Before the harvest begins, before any decision is made in the cellar, the bancal speaks. The narrow stone terrace above the Sil — barely wide enough for two people to pass — catches the first light at an angle that defines everything: the colour the skin achieves, the tension the fruit carries down into the glass. Nothing here happens on flat ground. If you understand that, you understand Mencía.
The grape has been in these canyons long enough that separating it from the landscape is almost meaningless. Roman expansion likely spread viticulture through the northwest of the Iberian Peninsula — the documentation is fragmentary, the continuity more geological than archival — but what survives is a vine shaped by slope, by schist and granite, by the Atlantic cold arriving through river corridors, by centuries of monastic stewardship in places like Santo Estevo de Ribas de Sil and Santa Cristina de Ribas de Sil, where vineyard land was organised not for pleasure but for economic and liturgical necessity.
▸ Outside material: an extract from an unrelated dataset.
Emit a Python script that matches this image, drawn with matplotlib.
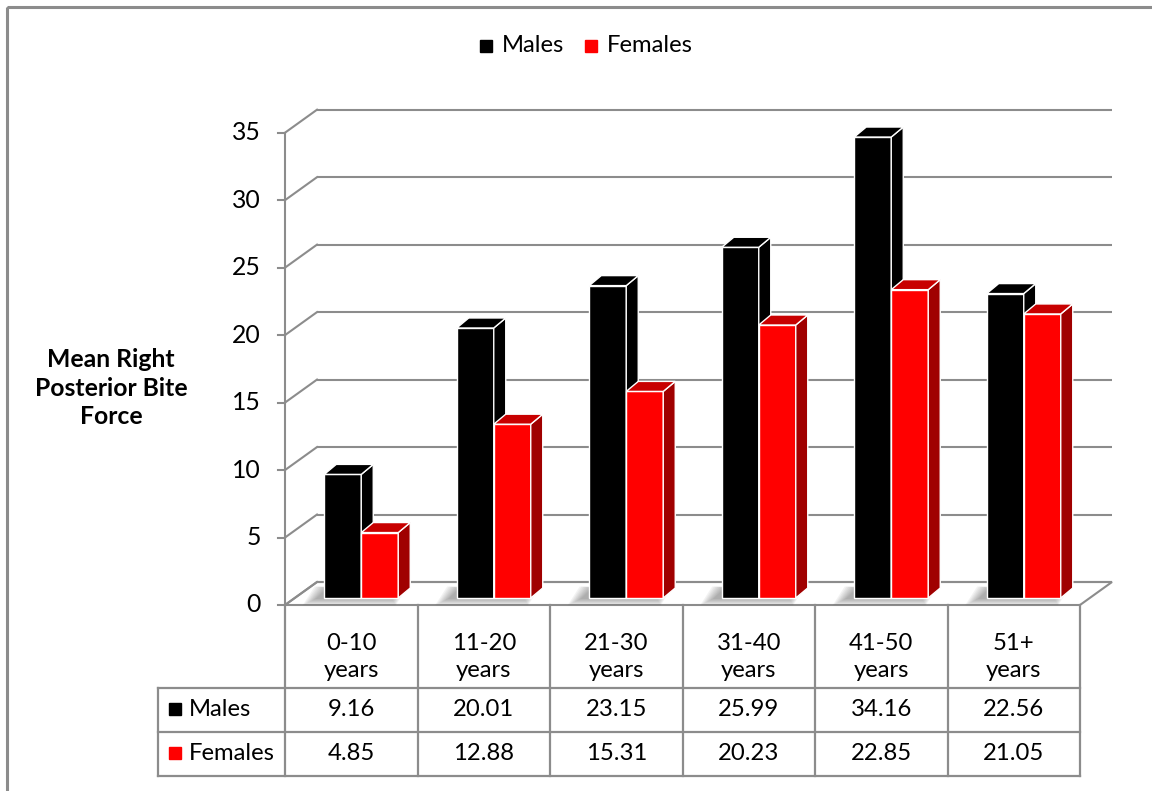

The Wine That Resists Description
Mencía resists the adjectives wine writing reaches for. It is not a powerful red. It is not particularly tannic. What it carries instead is a kind of lateral precision — wild herbs, sour cherry, sometimes a faint ferrous edge that the slope seems to press directly into the skin of the grape. The difference between a north-facing terrace and a south-facing one here is not subtle: it is the difference between a wine that leans cool and tight and one that opens with more weight and warmth.
The distinction between growing zones deepens this further. Amandi, the most celebrated of the five subzones, produces Mencía on some of the steepest, most sun-exposed slopes of the Miño corridor — concentrated, mineral, uncompromising. Ribeiras do Miño, quieter and less discussed, offers a different register entirely. These are not stylistic choices made in the winery. They are the landscape, bottled.
The New Generation
Something has shifted in the last decade. Younger producers — many of them inheriting abandoned terraces or purchasing parcels the previous generation had written off — are moving decisively away from the cooperative bulk model that dominated production for much of the twentieth century. Parcel wines are becoming more common: single-vineyard bottlings that trace a specific exposure, a specific altitude, a specific soil. It is a direction that suits Mencía well. The grape resists standardisation. Its value is precisely in its refusal to be averaged out.
The DO Ribeira Sacra was officially recognised in 1996, relatively recently in the long arc of Galician viticulture. What is being built now — carefully, with full awareness of the economics involved — is a language of place, one terrace at a time.